— EXERCISE AIM —
Your task is to print, exactly and only, the lines from the start of the entries below through the line with "import * as". Include both ends, but skip the pictures.

— LISTED ENTRIES —

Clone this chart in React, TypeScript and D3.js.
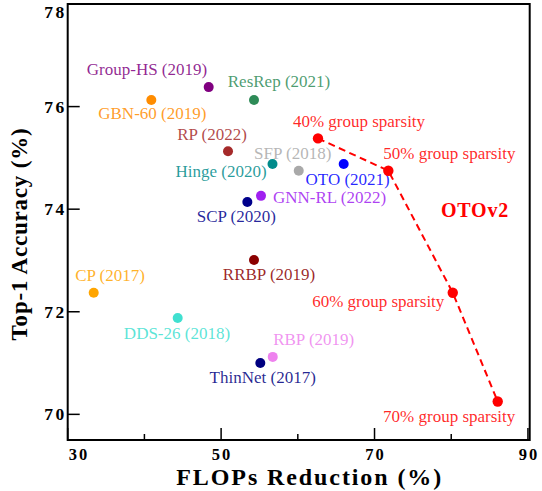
import React from "react";
import * as d3 from "d3";

// ---- data ----
const methods = [
  "Group-HS (2019)", "GBN-60 (2019)", "ResRep (2021)", "RP (2022)", "Hinge (2020)",
  "SFP (2018)", "OTO (2021)", "GNN-RL (2022)", "SCP (2020)", "CP (2017)",
  "RRBP (2019)", "DDS-26 (2018)", "RBP (2019)", "ThinNet (2017)",
];
const methodFlops = [48.38, 40.9, 54.29, 50.9, 56.7, 60.12, 65.98, 55.2, 53.42, 33.39, 54.29, 44.34, 56.73, 55.11];
const methodAcc = [76.38, 76.13, 76.13, 75.13, 74.88, 74.75, 74.88, 74.26, 74.14, 72.37, 73.01, 71.88, 71.12, 71.0];
const methodColors = [
  "#800080", "#FF8C00", "#2E8B57", "#A52A2A", "#008B8B",
  "#A9A9A9", "#0000FF", "#A020F0", "#00008B", "#FFA500",
  "#8B0000", "#40E0D0", "#EE82EE", "#000080",
];

const otoLabels = ["40% group sparsity", "50% group sparsity", "60% group sparsity", "70% group sparsity"];
const otoFlops = [62.63, 71.8, 80.2, 86.06];
const otoAcc = [75.38, 74.75, 72.37, 70.25];

const xMajorTicks = [30, 50, 70, 90];
const xMinorTicks = [40, 60, 80];
const yTicks = [70, 72, 74, 76, 78];

// ---- layout (label offsets from marker centre, px) ----
const methodLabelOffsets: [number, number][] = [
  [-61.7, -18], [1, 14], [25, -18], [-16, -17], [-51.5, 7.7],
  [-6, -17.7], [4, 15], [68.5, 2], [-11, 15], [16.3, -17.7],
  [15, 15], [-0.7, 15.3], [41, -17.7], [2.4, 14.4],
];
const otoLabelOffsets: [number, number][] = [
  [41, -16.6], [61, -17.4], [-74.5, 9], [-48.5, 15],
];

const W = 542;
const H = 491;
const left = 67.7, right = 529.7, top = 4, bottom = 440;
const SERIF = "'Liberation Serif', 'Times New Roman', serif";

export default function App() {
  const x = d3.scaleLinear().domain([30, 90.23]).range([left, right]);
  const y = d3.scaleLinear().domain([69.5, 78]).range([bottom, top]);

  const otoPts: [number, number][] = otoFlops.map((f, i) => [x(f), y(otoAcc[i])]);
  const line = d3.line().curve(d3.curveLinear)(otoPts) || "";

  return (
    <svg
      width={W}
      height={H}
      style={{ position: "absolute", left: 0, top: 0, background: "#fff" }}
      fontFamily={SERIF}
    >
      <rect x={0} y={0} width={W} height={H} fill="#fff" />

      {/* ticks */}
      {xMajorTicks.map((t) => (
        <line key={"xM" + t} x1={x(t)} x2={x(t)} y1={bottom} y2={bottom - 12} stroke="#000" strokeWidth={1.5} />
      ))}
      {xMinorTicks.map((t) => (
        <line key={"xm" + t} x1={x(t)} x2={x(t)} y1={bottom} y2={bottom - 6} stroke="#000" strokeWidth={1.5} />
      ))}
      {yTicks.map((t) => (
        <line key={"y" + t} x1={left} x2={left + 12} y1={y(t)} y2={y(t)} stroke="#000" strokeWidth={1.5} />
      ))}

      {/* tick labels */}
      {xMajorTicks.map((t, i) => (
        <text
          key={"xl" + t}
          x={i === 0 ? x(t) + 1 : x(t) + 1}
          y={460}
          textAnchor={i === 0 ? "start" : "middle"}
          fontSize={16.5}
          fontWeight="bold"
          letterSpacing={2}
        >
          {t}
        </text>
      ))}
      {yTicks.map((t, i) => (
        <text
          key={"yl" + t}
          x={left - 1}
          y={i === yTicks.length - 1 ? 18 : y(t) + 6}
          textAnchor="end"
          fontSize={17.5}
          fontWeight="bold"
          letterSpacing={2.5}
        >
          {t}
        </text>
      ))}

      {/* frame */}
      <rect x={left} y={top} width={right - left} height={bottom - top} fill="none" stroke="#000" strokeWidth={2} />

      {/* axis titles */}
      <text x={309.7} y={485} textAnchor="middle" fontSize={24} fontWeight="bold" letterSpacing={1.9}>
        FLOPs Reduction (%)
      </text>
      <text
        transform="translate(27,234) rotate(-90)"
        textAnchor="middle"
        fontSize={23}
        fontWeight="bold"
        letterSpacing={0.8}
      >
        Top-1 Accuracy (%)
      </text>

      {/* method labels */}
      {methods.map((m, i) => (
        <text
          key={"ml" + i}
          x={x(methodFlops[i]) + methodLabelOffsets[i][0]}
          y={y(methodAcc[i]) + methodLabelOffsets[i][1] + 5.5}
          textAnchor="middle"
          fontSize={17}
          fill={methodColors[i]}
          fillOpacity={0.85}
        >
          {m}
        </text>
      ))}

      {/* OTOv2 */}
      <path d={line} fill="none" stroke="#FF0000" strokeWidth={2} strokeDasharray="7,4.5" />
      {otoLabels.map((l, i) => (
        <text
          key={"ol" + i}
          x={x(otoFlops[i]) + otoLabelOffsets[i][0]}
          y={y(otoAcc[i]) + otoLabelOffsets[i][1] + 5.5}
          textAnchor="middle"
          fontSize={17}
          fill="#FF0000"
          fillOpacity={0.85}
        >
          {l}
        </text>
      ))}
      <text x={475} y={216.5} textAnchor="middle" fontSize={20} fontWeight="bold" fill="#FF0000" letterSpacing={0.8}>
        OTOv2
      </text>

      {/* markers */}
      {methods.map((m, i) => (
        <circle key={"mc" + i} cx={x(methodFlops[i])} cy={y(methodAcc[i])} r={5} fill={methodColors[i]} />
      ))}
      {otoPts.map((p, i) => (
        <circle key={"oc" + i} cx={p[0]} cy={p[1]} r={5.2} fill="#FF0000" />
      ))}
    </svg>
  );
}
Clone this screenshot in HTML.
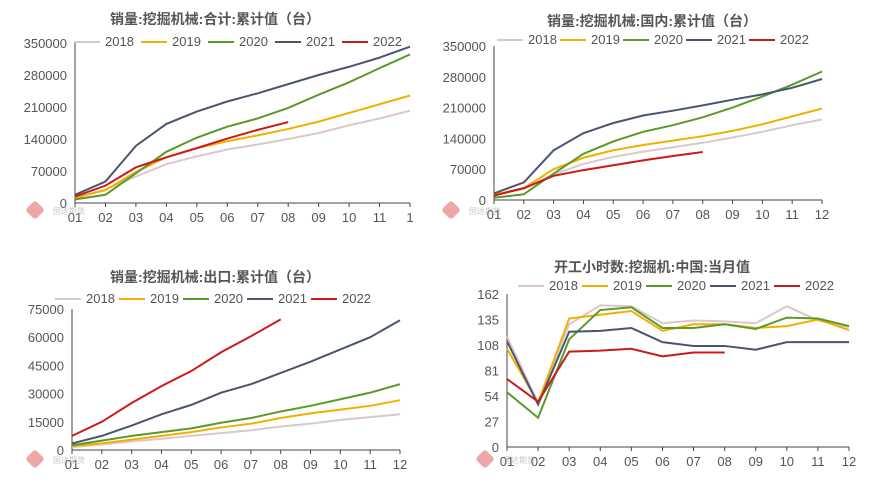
<!DOCTYPE html>
<html><head><meta charset="utf-8"><style>
body{margin:0;background:#fff;width:871px;height:491px;overflow:hidden;font-family:"Liberation Sans","Noto Sans CJK SC",sans-serif}
svg{display:block}
</style></head><body>
<svg id="s" width="871" height="491"></svg>
<script>
const months=["01","02","03","04","05","06","07","08","09","10","11","12"];
const years=["2018","2019","2020","2021","2022"];
const colors=["#d9c8cc","#f0b000","#5a9a2a","#4a5570","#cc1a1a"];
const tlTicks=[0,70000,140000,210000,280000,350000];
const tl2018=[10000,30000,58000,85000,102000,117000,128000,140000,153000,170000,185000,202000];
const tl2019=[12000,28000,68000,100000,120000,135000,148000,162000,178000,197000,216000,235000];
const tl2020=[8000,18000,65000,112000,143000,167000,185000,208000,237000,264000,295000,325000];
const tl2021=[18000,47000,125000,173000,200000,222000,240000,260000,280000,298000,318000,342000];
const tl2022=[14000,38000,78000,100000,120000,141000,160000,177000];
const tr2018=[12000,25000,58000,82000,98000,110000,120000,130000,142000,155000,170000,183000];
const tr2019=[12000,27000,70000,96000,113000,125000,135000,145000,157000,172000,190000,208000];
const tr2020=[5000,13000,60000,105000,133000,155000,170000,188000,210000,235000,262000,292000];
const tr2021=[15000,40000,113000,152000,175000,192000,203000,215000,228000,240000,255000,275000];
const tr2022=[10000,27000,55000,68000,79000,90000,100000,109000];
const blTicks=[0,15000,30000,45000,60000,75000];
const bl2018=[1500,3000,4500,6000,7500,9000,10500,12500,14000,16000,17500,19000];
const bl2019=[2000,3500,5500,7500,9500,12000,14000,17000,19500,21500,23500,26500];
const bl2020=[2500,5000,7500,9500,11500,14500,17000,20500,23500,27000,30500,35000];
const bl2021=[3500,7500,13000,19000,24000,30500,35000,41000,47000,53500,60000,69000];
const bl2022=[7500,15000,25000,34000,42000,52000,60500,69500];
const brTicks=[0,27,54,81,108,135,162];
const br2018=[117,47,130,150,149,131,134,133,131,149,134,127];
const br2019=[104,47,136,140,144,123,130,130,126,128,135,124];
const br2020=[58,31,114,145,148,126,126,130,125,137,136,128];
const br2021=[112,45,122,123,126,111,107,107,103,111,111,111];
const br2022=[72,48,101,102,104,96,100,100];

const NS="http://www.w3.org/2000/svg";
const svg=document.getElementById('s');
function mk(t,a,p){const e=document.createElementNS(NS,t);for(const k in a)e.setAttribute(k,a[k]);(p||svg).appendChild(e);return e;}
function chart(o){
  const g=mk('g',{});
  
  
  const max=o.ticks[o.ticks.length-1];
  const xs=i=>o.x0+(o.x1-o.x0)*i/11;
  const ys=v=>o.y0-(o.y0-o.yt)*v/max;
  const t=mk('text',{x:o.tx,y:o.ty,'text-anchor':'middle','font-size':14,'font-weight':'bold',fill:'#555'},g);t.textContent=o.title;
  
  
  o.ticks.forEach(v=>{const l=mk('text',{x:o.x0-8,y:ys(v)+5,'text-anchor':'end','font-size':13,fill:'#555'},g);l.textContent=v;
    
    });
  mk('line',{x1:o.x0,y1:o.yt,x2:o.x0,y2:o.y0,stroke:'#444','stroke-width':1},g);
  mk('line',{x1:o.x0,y1:o.y0,x2:o.x1,y2:o.y0,stroke:'#444','stroke-width':1},g);
  months.forEach((m,i)=>{mk('line',{x1:xs(i),y1:o.y0,x2:xs(i),y2:o.y0+4,stroke:'#444'},g);
    const l=mk('text',{x:xs(i),y:o.y0+19,'text-anchor':'middle','font-size':13,fill:'#555'},g);l.textContent=(o.lastOne&&i==11)?'1':m;
    
    });
  o.series.forEach((d,k)=>{
    const p=mk('polyline',{points:d.map((v,i)=>xs(i)+','+ys(v)).join(' '),fill:'none',stroke:colors[k],'stroke-width':2},g);
    
    
    const lx=o.lx+k*o.lw;
    const le=mk('g',{},g);
    
    
    mk('line',{x1:lx,y1:o.ly,x2:lx+26,y2:o.ly,stroke:colors[k],'stroke-width':2},le);
    const lt=mk('text',{x:lx+31,y:o.ly+4,'font-size':13,fill:'#555'},le);lt.textContent=years[k];
  });
  const w=mk('g',{opacity:0.55},g);
  
  
  mk('rect',{x:o.wx,y:o.wy,width:14,height:14,rx:3,fill:'#e06060',transform:`rotate(45 ${o.wx+7} ${o.wy+7})`},w);
  const wt=mk('text',{x:o.wx+25,y:o.wy+11,'font-size':8,fill:'#999'},w);wt.textContent='国达期货';
}
chart({name:'chart-total-sales',title:'销量:挖掘机械:合计:累计值（台）',tx:215,ty:24,x0:75,x1:410,y0:203,yt:43,ticks:tlTicks,series:[tl2018,tl2019,tl2020,tl2021,tl2022],lx:74,lw:67,ly:42,lastOne:true,wx:28,wy:203});
chart({name:'chart-domestic-sales',title:'销量:挖掘机械:国内:累计值（台）',tx:652,ty:26,x0:494,x1:822,y0:200,yt:46,ticks:tlTicks,series:[tr2018,tr2019,tr2020,tr2021,tr2022],lx:497,lw:63,ly:40,wx:444,wy:203});
chart({name:'chart-export-sales',title:'销量:挖掘机械:出口:累计值（台）',tx:215,ty:282,x0:72,x1:400,y0:450,yt:309,ticks:blTicks,series:[bl2018,bl2019,bl2020,bl2021,bl2022],lx:55,lw:64,ly:299,wx:28,wy:452});
chart({name:'chart-working-hours',title:'开工小时数:挖掘机:中国:当月值',tx:652,ty:272,x0:507,x1:849,y0:447,yt:294,ticks:brTicks,series:[br2018,br2019,br2020,br2021,br2022],lx:518,lw:64,ly:286,wx:478,wy:452});
</script>
</body></html>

— TASK RESULT —
Clone this chart in React, TypeScript and D3.js.
import React from "react";
import * as d3 from "d3";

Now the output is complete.